— Written request —
In the lines below, output everything from the first line through the line containing "0.07, 0.71, 0.05, 0.1, 10.0, 1.13, 0.45, 0.05]" exactly as it is. Pictures are not part of the output.

A block of data
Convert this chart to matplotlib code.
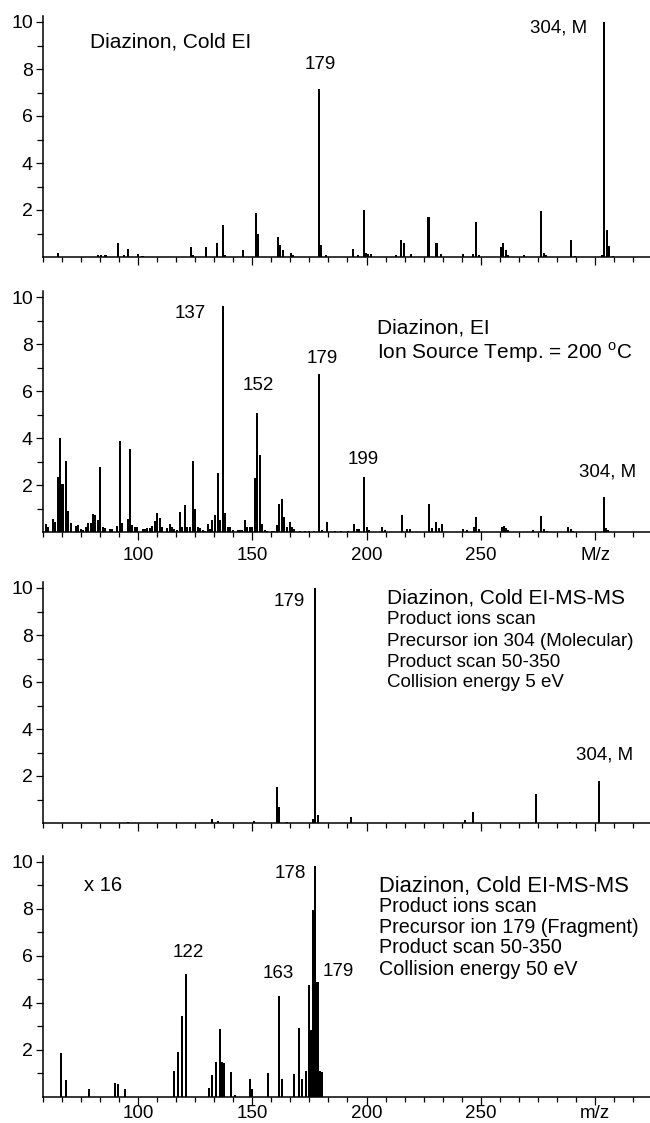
import matplotlib
matplotlib.use("Agg")
import matplotlib.pyplot as plt
from matplotlib.ticker import MultipleLocator, FuncFormatter

plt.rcParams['font.family'] = ['Liberation Sans', 'DejaVu Sans']

# panel 1: Cold EI
p1_mz = [65, 82.5, 83.7, 85.8, 91.3, 93.8, 95.7, 100.2, 102, 123.1,
         124, 129.8, 134.5, 137, 138, 145.9, 151.8, 152.7, 161.4, 162.3,
         163.3, 167, 168, 179, 180.2, 182.3, 194.1, 196.4, 198.9, 199.8,
         200.7, 201.9, 212.9, 215, 216.2, 219.5, 227.1, 230.6, 232.7, 242.4,
         246.6, 248, 249.2, 258.8, 259.8, 260.9, 261.9, 268.9, 276.5, 277.6,
         278.6, 289.6, 291, 302.8, 304, 305, 306, 308]
p1_int = [0.17, 0.1, 0.08, 0.07, 0.6, 0.07, 0.34, 0.14, 0.06, 0.43,
          0.07, 0.41, 0.58, 1.38, 0.07, 0.28, 1.89, 0.98, 0.85, 0.5,
          0.28, 0.15, 0.07, 7.13, 0.5, 0.07, 0.33, 0.1, 1.99, 0.17,
          0.11, 0.11, 0.07, 0.71, 0.6, 0.14, 1.7, 0.6, 0.11, 0.14,
          0.14, 1.49, 0.07, 0.43, 0.6, 0.28, 0.07, 0.07, 1.94, 0.18,
          0.07, 0.71, 0.05, 0.1, 10.0, 1.13, 0.45, 0.05]

# panel 2: standard EI, 200 C
p2_mz = [59.6, 60.8, 62.8, 63.9, 65.0, 66.05, 67.0, 68.4, 69.4, 70.6,
         72.8, 73.9, 74.9, 76.1, 77.1, 78.1, 79.3, 80.3, 81.4, 82.4,
         83.5, 84.6, 85.5, 87.8, 88.8, 91.0, 92.15, 93.2, 95.5, 96.5,
         97.5, 98.7, 99.7, 102.1, 103.1, 104.1, 105.3, 106.3, 107.3, 108.3,
         109.5, 110.5, 112.9, 113.9, 114.9, 115.9, 117.0, 118.4, 119.4, 120.6,
         121.6, 122.8, 123.9, 125.0, 126.1, 127.1, 128.3, 129.3, 130.5, 131.5,
         132.5, 133.6, 134.9, 135.8, 137.1, 138.2, 139.3, 140.4, 141.4, 143.8,
         144.6, 145.7, 146.7, 147.9, 148.9, 150.0, 151.2, 152.2, 153.3, 154.4,
         155.4, 156.6, 158.5, 159.7, 160.7, 161.9, 163.0, 163.9, 165.1, 166.4,
         167.4, 168.4, 171, 173, 175, 177, 179.4, 180.5, 182.8, 186,
         189, 192, 194.7, 195.7, 196.8, 199.0, 200.0, 201.2, 206.8, 208.2,
         215.5, 217.5, 219.0, 227.5, 228.6, 230.5, 231.5, 233.0, 242.3, 243.8,
         247.0, 248.0, 249.0, 259.1, 260.0, 261.0, 262.0, 273.0, 276.5, 277.6,
         278.8, 288.3, 289.3, 290.5, 303.7, 304.7, 305.8]
p2_int = [0.34, 0.21, 0.55, 0.43, 2.37, 4.01, 2.06, 3.02, 0.91, 0.38,
          0.28, 0.31, 0.16, 0.1, 0.24, 0.38, 0.38, 0.77, 0.72, 0.52,
          2.79, 0.24, 0.18, 0.13, 0.16, 0.28, 3.9, 0.4, 0.55, 3.53,
          0.31, 0.24, 0.24, 0.16, 0.13, 0.2, 0.2, 0.27, 0.48, 0.81,
          0.61, 0.24, 0.2, 0.34, 0.24, 0.13, 0.1, 0.85, 0.21, 1.16,
          0.24, 0.24, 3.04, 0.99, 0.21, 0.18, 0.1, 0.07, 0.34, 0.13,
          0.52, 0.74, 2.54, 0.52, 9.63, 0.84, 0.21, 0.21, 0.1, 0.1,
          0.1, 0.1, 0.52, 0.21, 0.24, 0.24, 2.33, 5.06, 3.29, 0.34,
          0.1, 0.07, 0.07, 0.07, 0.31, 1.19, 1.42, 0.64, 0.24, 0.43,
          0.24, 0.13, 0.05, 0.05, 0.06, 0.05, 6.72, 0.1, 0.43, 0.06,
          0.06, 0.05, 0.34, 0.13, 0.13, 2.34, 0.21, 0.1, 0.21, 0.08,
          0.72, 0.13, 0.12, 1.22, 0.17, 0.43, 0.2, 0.34, 0.13, 0.08,
          0.24, 0.65, 0.13, 0.21, 0.27, 0.2, 0.08, 0.08, 0.68, 0.13,
          0.07, 0.21, 0.13, 0.07, 1.49, 0.17, 0.1]

# panel 3: MS-MS, precursor 304, 5 eV
p3_mz = [95.6, 132.2, 134.9, 150.8, 160.9, 161.8, 165.2, 176.4, 177.6, 178.6,
         193.0, 243.1, 246.4, 274.1, 289.0, 301.7]
p3_int = [0.05, 0.15, 0.08, 0.08, 1.52, 0.68, 0.05, 0.17, 10.0, 0.35,
          0.26, 0.14, 0.45, 1.23, 0.03, 1.8]

# panel 4: MS-MS, precursor 179, 50 eV (x 16)
p4_mz = [66.5, 68.5, 78.4, 90.0, 91.1, 94.2, 115.9, 117.7, 119.3, 120.9,
         131.0, 132.5, 134.3, 135.9, 136.8, 137.6, 140.7, 142.3, 148.9, 149.8,
         156.9, 161.7, 162.9, 168.3, 170.3, 171.9, 173.5, 174.7, 175.6, 176.4,
         177.5, 178.3, 178.9, 179.6, 180.4]
p4_int = [1.87, 0.71, 0.31, 0.57, 0.54, 0.31, 1.11, 1.91, 3.43, 5.22,
          0.37, 0.92, 1.48, 2.88, 1.49, 1.45, 1.05, 0.07, 0.77, 0.31,
          0.99, 4.28, 0.74, 0.96, 2.91, 0.77, 1.11, 4.75, 2.84, 7.94,
          9.83, 4.89, 4.89, 1.09, 1.04]

W, H = 650, 1123
fig = plt.figure(figsize=(W / 100, H / 100), dpi=100)

x_left = 42.7
xmin, xmax = 58.33, 324.0
ytop = 10.25
px_per_unit = 23.5
baselines = [257.0, 532.3, 823.0, 1096.7]  # pixel row of zero line


def make_axes(y0, unit_label, xpad=2.5):
    h = ytop * px_per_unit
    ax = fig.add_axes([x_left / W, 1 - y0 / H, (W - x_left) / W, h / H])
    ax.set_xlim(xmin, xmax)
    ax.set_ylim(0, ytop)
    for s in ['top', 'right']:
        ax.spines[s].set_visible(False)
    for s in ['left', 'bottom']:
        ax.spines[s].set_linewidth(1.1)
    ax.xaxis.set_major_locator(MultipleLocator(50))
    ax.xaxis.set_minor_locator(MultipleLocator(50 / 6))
    ax.set_yticks([2, 4, 6, 8, 10])
    ax.set_yticks([1, 3, 5, 7, 9], minor=True)
    ax.tick_params(axis='both', which='both', direction='out', width=0.9,
                   colors='black')
    ax.tick_params(axis='y', labelsize=14)
    ax.tick_params(axis='x', labelsize=13.5)
    ax.tick_params(axis='x', which='major', length=5.5, pad=xpad)
    ax.tick_params(axis='x', which='minor', length=3.5)
    ax.tick_params(axis='y', which='major', length=5, pad=2)
    ax.tick_params(axis='y', which='minor', length=4)
    if unit_label is None:
        ax.tick_params(axis='x', labelbottom=False)
    else:
        ax.xaxis.set_major_formatter(FuncFormatter(
            lambda v, p: unit_label if abs(v - 300) < 1 else '%d' % v))
    return ax


def draw(ax, mz, inten):
    ax.bar(mz, inten, width=0.9, color='black', linewidth=0)


ax1 = make_axes(baselines[0], None)
draw(ax1, p1_mz, p1_int)
ax1.text(79.0, 9.15, 'Diazinon, Cold EI', fontsize=15, va='center')
ax1.text(179.6, 8.21, '179', fontsize=13.5, ha='center', va='center')
ax1.text(284.0, 9.74, '304, M', fontsize=13.5, ha='center', va='center')

ax2 = make_axes(baselines[1], 'M/z', xpad=5)
draw(ax2, p2_mz, p2_int)
ax2.text(122.9, 9.29, '137', fontsize=13.5, ha='center', va='center')
ax2.text(152.8, 6.23, '152', fontsize=13.5, ha='center', va='center')
ax2.text(180.7, 7.40, '179', fontsize=13.5, ha='center', va='center')
ax2.text(198.4, 3.11, '199', fontsize=13.5, ha='center', va='center')
ax2.text(305.6, 2.58, '304, M', fontsize=13.5, ha='center', va='center')
ax2.text(204.7, 8.68, 'Diazinon, EI', fontsize=15, va='center')
ax2.text(204.7, 7.64, r'Ion Source Temp. = 200 $^\mathregular{o}$C',
         fontsize=15, va='center')

ax3 = make_axes(baselines[2], None)
draw(ax3, p3_mz, p3_int)
ax3.text(166.1, 9.42, '179', fontsize=13.5, ha='center', va='center')
ax3.text(304.3, 2.89, '304, M', fontsize=13.5, ha='center', va='center')
ax3.text(209.0, 9.57, 'Diazinon, Cold EI-MS-MS', fontsize=15, va='center')
for yy, s in zip([8.64, 7.74, 6.85, 5.96],
                 ['Product ions scan', 'Precursor ion 304 (Molecular)',
                  'Product scan 50-350', 'Collision energy 5 eV']):
    ax3.text(209.0, yy, s, fontsize=13.5, va='center')

ax4 = make_axes(baselines[3], 'm/z', xpad=0.8)
draw(ax4, p4_mz, p4_int)
ax4.text(76.4, 8.97, 'x 16', fontsize=14.5, va='center')
ax4.text(122.0, 6.13, '122', fontsize=13.5, ha='center', va='center')
ax4.text(161.3, 5.26, '163', fontsize=13.5, ha='center', va='center')
ax4.text(166.5, 9.48, '178', fontsize=13.5, ha='center', va='center')
ax4.text(187.5, 5.31, '179', fontsize=13.5, ha='center', va='center')
ax4.text(205.6, 8.95, 'Diazinon, Cold EI-MS-MS', fontsize=15.8, va='center')
for yy, s in zip([8.11, 7.22, 6.33, 5.43],
                 ['Product ions scan', 'Precursor ion 179 (Fragment)',
                  'Product scan 50-350', 'Collision energy 50 eV']):
    ax4.text(205.6, yy, s, fontsize=14.2, va='center')

fig.savefig('out.png', dpi=100)
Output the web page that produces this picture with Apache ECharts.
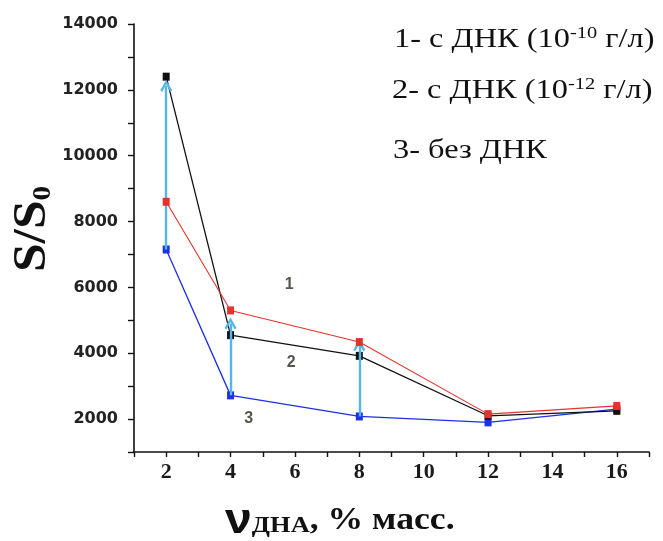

— Task response —
Convert this chart to matplotlib code.
import matplotlib
matplotlib.use("Agg")
import matplotlib.pyplot as plt
from matplotlib.ticker import MultipleLocator, FuncFormatter

plt.rcParams['font.family'] = ['Liberation Sans', 'DejaVu Sans']

# panel 1: Cold EI
p1_mz = [65, 82.5, 83.7, 85.8, 91.3, 93.8, 95.7, 100.2, 102, 123.1,
         124, 129.8, 134.5, 137, 138, 145.9, 151.8, 152.7, 161.4, 162.3,
         163.3, 167, 168, 179, 180.2, 182.3, 194.1, 196.4, 198.9, 199.8,
         200.7, 201.9, 212.9, 215, 216.2, 219.5, 227.1, 230.6, 232.7, 242.4,
         246.6, 248, 249.2, 258.8, 259.8, 260.9, 261.9, 268.9, 276.5, 277.6,
         278.6, 289.6, 291, 302.8, 304, 305, 306, 308]
p1_int = [0.17, 0.1, 0.08, 0.07, 0.6, 0.07, 0.34, 0.14, 0.06, 0.43,
          0.07, 0.41, 0.58, 1.38, 0.07, 0.28, 1.89, 0.98, 0.85, 0.5,
          0.28, 0.15, 0.07, 7.13, 0.5, 0.07, 0.33, 0.1, 1.99, 0.17,
          0.11, 0.11, 0.07, 0.71, 0.6, 0.14, 1.7, 0.6, 0.11, 0.14,
          0.14, 1.49, 0.07, 0.43, 0.6, 0.28, 0.07, 0.07, 1.94, 0.18,
          0.07, 0.71, 0.05, 0.1, 10.0, 1.13, 0.45, 0.05]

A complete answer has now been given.